> Records for processing
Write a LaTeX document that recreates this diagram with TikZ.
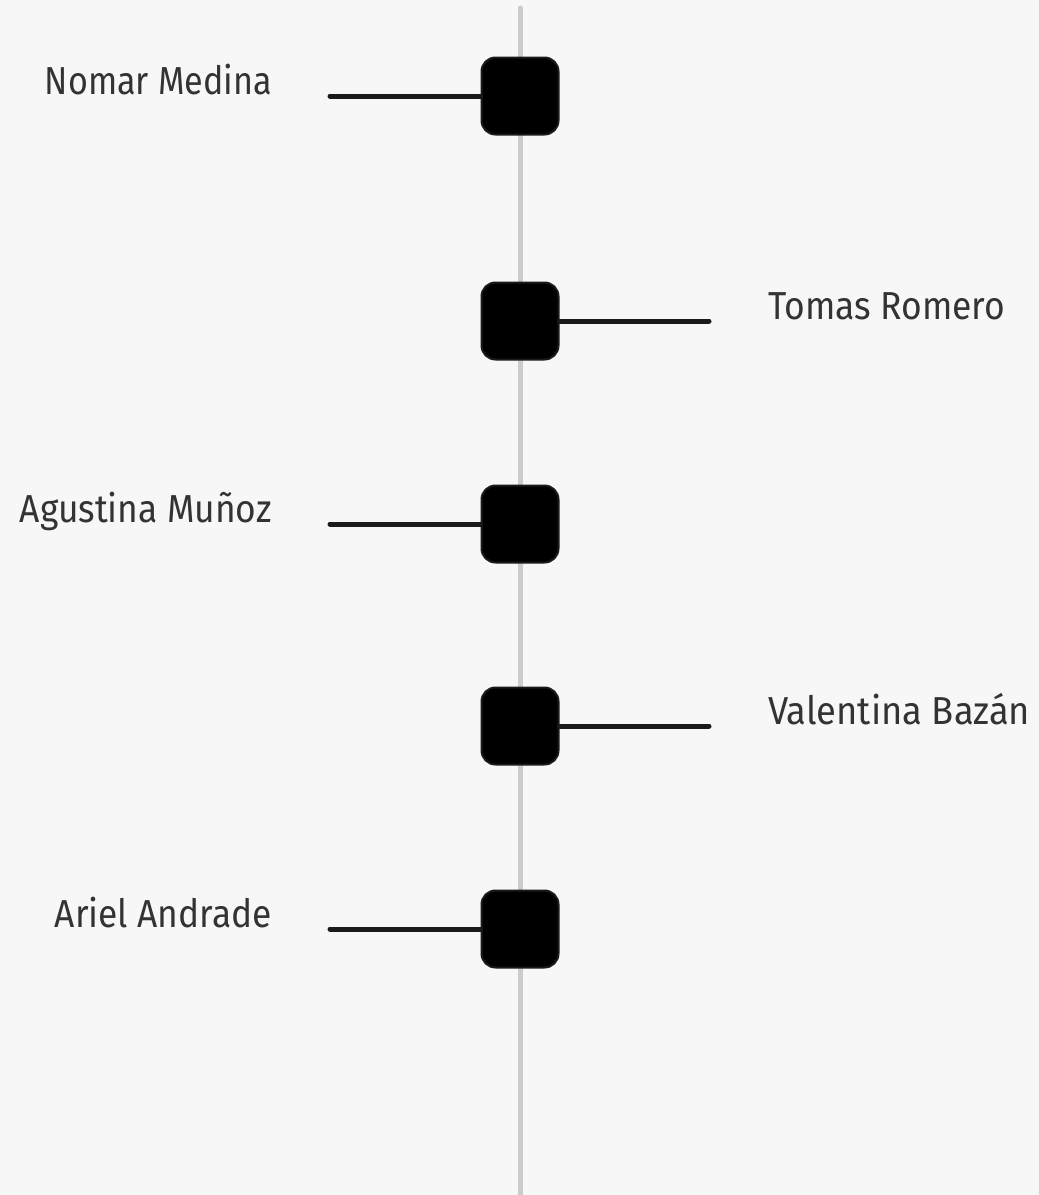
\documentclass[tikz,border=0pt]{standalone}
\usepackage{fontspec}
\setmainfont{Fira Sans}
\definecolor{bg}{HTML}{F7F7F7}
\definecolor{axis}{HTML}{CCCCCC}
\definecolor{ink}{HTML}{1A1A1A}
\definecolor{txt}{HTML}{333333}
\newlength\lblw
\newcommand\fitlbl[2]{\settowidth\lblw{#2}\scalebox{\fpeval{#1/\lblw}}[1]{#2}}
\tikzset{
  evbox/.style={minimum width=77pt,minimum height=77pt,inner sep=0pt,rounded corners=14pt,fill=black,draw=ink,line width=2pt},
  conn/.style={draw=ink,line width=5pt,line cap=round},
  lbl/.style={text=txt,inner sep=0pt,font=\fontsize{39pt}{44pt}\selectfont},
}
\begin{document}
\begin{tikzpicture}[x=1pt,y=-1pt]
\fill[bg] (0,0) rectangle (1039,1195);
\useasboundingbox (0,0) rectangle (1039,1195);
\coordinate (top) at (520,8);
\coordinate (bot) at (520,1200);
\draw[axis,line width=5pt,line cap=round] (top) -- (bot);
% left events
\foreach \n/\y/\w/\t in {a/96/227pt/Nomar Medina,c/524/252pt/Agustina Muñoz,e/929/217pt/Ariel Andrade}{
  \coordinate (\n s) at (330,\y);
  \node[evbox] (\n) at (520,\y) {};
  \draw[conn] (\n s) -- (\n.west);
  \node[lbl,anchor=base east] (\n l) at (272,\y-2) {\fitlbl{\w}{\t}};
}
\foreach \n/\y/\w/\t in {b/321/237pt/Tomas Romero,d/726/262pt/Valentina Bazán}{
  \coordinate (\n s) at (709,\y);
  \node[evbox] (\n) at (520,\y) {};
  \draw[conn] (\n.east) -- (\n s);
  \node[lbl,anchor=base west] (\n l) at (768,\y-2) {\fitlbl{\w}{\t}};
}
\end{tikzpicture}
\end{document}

==

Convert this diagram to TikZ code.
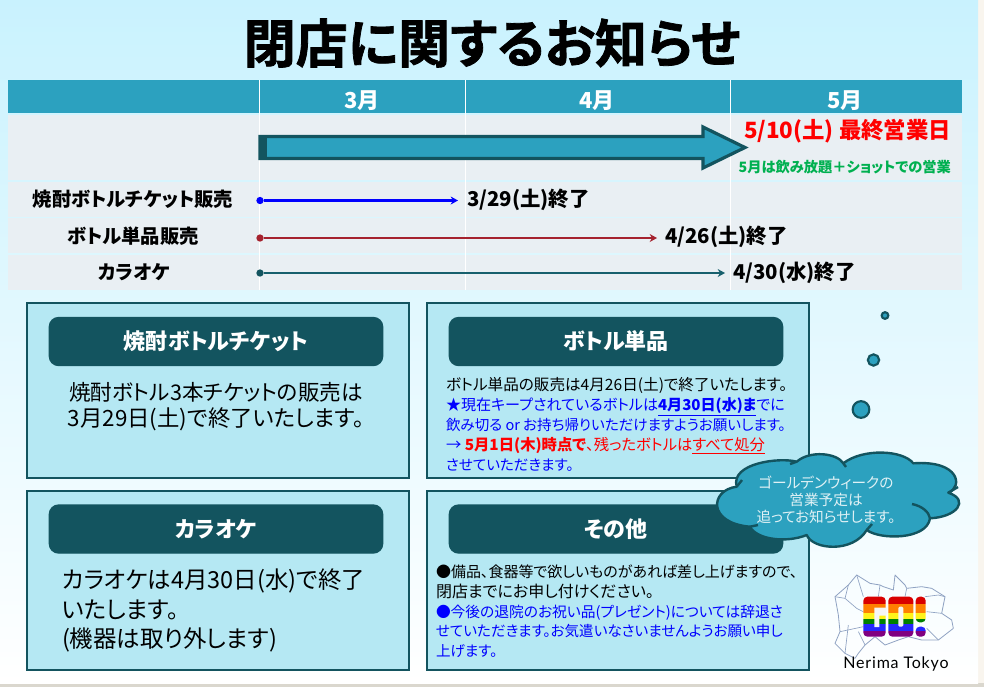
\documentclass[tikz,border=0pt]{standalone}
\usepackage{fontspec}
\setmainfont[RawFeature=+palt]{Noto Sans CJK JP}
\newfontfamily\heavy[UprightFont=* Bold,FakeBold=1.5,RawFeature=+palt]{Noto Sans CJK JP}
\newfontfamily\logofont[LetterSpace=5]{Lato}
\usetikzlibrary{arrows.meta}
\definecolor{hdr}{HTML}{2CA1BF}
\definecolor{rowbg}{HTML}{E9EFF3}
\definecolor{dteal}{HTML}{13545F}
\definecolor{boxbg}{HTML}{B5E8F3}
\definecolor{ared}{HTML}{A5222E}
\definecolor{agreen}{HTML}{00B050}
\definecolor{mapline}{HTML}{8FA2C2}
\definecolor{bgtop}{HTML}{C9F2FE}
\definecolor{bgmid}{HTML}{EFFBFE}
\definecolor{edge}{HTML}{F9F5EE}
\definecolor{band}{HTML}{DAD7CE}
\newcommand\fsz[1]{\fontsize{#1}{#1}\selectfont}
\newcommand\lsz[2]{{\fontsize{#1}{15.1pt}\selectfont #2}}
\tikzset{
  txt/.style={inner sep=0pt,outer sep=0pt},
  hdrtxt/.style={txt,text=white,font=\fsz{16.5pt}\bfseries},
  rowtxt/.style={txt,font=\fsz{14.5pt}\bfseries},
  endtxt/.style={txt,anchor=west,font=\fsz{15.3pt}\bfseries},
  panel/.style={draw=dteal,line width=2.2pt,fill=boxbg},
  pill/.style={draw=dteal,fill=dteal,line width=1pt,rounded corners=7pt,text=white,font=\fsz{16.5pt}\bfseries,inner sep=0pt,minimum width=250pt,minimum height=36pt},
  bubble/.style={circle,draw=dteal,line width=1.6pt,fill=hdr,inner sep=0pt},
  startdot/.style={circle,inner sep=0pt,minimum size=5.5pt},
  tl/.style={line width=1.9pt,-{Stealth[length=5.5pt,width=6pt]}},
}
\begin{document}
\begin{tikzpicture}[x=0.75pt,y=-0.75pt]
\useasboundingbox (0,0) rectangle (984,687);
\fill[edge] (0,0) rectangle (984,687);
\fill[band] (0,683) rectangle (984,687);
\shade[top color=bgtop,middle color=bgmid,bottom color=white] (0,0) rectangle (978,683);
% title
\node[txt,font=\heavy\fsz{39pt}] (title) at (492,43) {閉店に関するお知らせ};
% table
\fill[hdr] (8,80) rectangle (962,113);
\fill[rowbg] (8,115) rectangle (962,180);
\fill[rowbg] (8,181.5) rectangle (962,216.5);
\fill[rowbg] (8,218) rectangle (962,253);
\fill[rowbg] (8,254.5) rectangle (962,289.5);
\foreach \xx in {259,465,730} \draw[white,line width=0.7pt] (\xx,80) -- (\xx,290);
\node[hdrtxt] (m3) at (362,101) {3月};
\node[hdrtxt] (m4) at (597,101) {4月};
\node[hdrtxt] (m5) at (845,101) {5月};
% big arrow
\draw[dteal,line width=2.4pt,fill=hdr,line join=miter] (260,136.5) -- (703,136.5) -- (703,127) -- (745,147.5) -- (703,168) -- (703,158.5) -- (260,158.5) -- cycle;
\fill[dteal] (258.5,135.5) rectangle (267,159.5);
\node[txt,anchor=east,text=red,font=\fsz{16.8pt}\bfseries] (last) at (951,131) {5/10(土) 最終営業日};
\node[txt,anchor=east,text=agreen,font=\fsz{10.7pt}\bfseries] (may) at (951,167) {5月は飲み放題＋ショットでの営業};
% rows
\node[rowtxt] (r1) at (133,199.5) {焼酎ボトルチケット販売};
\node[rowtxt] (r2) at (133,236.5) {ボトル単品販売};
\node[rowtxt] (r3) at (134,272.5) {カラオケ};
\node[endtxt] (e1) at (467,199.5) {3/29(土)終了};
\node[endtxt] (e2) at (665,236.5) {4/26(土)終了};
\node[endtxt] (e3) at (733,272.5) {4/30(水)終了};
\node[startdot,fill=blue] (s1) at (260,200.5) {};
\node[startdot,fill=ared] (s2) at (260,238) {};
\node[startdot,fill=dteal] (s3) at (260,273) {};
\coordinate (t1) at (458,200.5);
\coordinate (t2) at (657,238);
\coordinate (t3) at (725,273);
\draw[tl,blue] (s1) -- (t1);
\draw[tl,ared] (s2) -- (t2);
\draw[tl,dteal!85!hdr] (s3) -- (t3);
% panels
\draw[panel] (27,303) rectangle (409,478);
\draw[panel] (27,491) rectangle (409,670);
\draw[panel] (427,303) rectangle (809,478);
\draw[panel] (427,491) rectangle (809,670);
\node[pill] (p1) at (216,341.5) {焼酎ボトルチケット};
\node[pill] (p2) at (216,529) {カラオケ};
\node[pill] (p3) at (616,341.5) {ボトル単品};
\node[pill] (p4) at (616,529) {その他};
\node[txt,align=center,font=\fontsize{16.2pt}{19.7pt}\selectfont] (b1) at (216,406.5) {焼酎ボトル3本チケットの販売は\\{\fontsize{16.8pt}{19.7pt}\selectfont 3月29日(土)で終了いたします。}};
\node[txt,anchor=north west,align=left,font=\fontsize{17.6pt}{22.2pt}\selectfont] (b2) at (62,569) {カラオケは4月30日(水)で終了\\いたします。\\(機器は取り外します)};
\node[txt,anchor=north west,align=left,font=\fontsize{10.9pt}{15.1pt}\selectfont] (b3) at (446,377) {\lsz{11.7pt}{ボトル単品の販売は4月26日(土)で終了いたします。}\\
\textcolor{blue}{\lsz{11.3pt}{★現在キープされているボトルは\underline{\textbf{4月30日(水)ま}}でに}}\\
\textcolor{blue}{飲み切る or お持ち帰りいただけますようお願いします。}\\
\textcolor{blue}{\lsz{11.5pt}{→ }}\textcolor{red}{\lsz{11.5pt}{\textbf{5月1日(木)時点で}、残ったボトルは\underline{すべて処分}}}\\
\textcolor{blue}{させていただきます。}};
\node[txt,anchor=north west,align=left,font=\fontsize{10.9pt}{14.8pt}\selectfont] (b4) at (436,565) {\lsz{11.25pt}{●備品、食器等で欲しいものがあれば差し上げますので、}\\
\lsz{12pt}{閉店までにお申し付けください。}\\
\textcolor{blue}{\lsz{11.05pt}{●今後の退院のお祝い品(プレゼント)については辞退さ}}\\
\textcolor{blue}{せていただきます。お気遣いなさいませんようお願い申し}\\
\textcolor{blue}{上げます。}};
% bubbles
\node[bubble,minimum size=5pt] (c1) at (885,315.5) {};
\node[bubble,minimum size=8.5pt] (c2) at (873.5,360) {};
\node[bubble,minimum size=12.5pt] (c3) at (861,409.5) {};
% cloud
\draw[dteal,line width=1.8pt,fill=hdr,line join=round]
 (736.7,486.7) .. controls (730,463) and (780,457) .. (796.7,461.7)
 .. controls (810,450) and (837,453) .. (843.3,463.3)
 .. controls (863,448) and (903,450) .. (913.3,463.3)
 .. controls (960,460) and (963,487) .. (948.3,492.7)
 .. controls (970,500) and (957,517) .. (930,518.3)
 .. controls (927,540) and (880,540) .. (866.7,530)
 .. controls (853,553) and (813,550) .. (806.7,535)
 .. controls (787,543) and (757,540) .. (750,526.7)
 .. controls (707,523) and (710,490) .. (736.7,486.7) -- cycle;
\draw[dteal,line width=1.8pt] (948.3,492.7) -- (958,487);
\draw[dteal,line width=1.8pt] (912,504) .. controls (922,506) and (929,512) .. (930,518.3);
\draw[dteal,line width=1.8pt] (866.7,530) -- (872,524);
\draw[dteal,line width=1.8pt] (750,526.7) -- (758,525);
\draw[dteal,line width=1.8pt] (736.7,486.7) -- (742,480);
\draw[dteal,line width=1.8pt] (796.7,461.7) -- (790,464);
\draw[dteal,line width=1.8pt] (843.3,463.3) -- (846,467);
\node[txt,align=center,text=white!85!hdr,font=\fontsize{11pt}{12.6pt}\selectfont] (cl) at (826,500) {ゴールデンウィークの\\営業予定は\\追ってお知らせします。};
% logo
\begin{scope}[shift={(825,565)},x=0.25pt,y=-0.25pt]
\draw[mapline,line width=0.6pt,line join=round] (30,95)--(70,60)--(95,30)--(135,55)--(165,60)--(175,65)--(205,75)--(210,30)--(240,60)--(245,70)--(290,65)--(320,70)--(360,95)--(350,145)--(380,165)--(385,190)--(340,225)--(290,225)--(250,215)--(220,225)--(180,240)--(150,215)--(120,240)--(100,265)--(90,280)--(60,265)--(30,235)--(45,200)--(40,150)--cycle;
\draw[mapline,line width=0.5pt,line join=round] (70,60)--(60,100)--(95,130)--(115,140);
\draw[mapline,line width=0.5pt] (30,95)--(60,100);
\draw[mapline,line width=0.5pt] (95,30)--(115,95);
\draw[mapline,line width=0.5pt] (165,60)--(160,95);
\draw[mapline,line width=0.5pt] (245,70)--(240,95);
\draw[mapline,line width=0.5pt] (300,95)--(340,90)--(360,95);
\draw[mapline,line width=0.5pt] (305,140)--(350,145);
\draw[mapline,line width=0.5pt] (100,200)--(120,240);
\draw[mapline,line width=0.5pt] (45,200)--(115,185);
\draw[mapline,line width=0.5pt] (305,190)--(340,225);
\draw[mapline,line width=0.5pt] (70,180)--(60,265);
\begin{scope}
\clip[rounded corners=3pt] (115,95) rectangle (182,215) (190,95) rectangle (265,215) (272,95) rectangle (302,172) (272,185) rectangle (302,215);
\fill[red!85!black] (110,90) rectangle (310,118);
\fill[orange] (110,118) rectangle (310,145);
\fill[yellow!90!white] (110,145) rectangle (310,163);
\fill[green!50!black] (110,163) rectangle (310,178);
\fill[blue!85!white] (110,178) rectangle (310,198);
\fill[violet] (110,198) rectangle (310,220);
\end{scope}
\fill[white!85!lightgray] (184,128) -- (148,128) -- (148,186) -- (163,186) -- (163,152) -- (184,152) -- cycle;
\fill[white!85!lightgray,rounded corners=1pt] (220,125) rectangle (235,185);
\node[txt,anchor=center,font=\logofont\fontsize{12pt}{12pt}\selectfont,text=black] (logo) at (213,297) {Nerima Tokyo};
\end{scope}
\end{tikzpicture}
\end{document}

> Objective
Read the entries and select each line where the word "this" is found.

> Completed task
Write a LaTeX document that recreates this diagram with TikZ.
Convert this diagram to TikZ code.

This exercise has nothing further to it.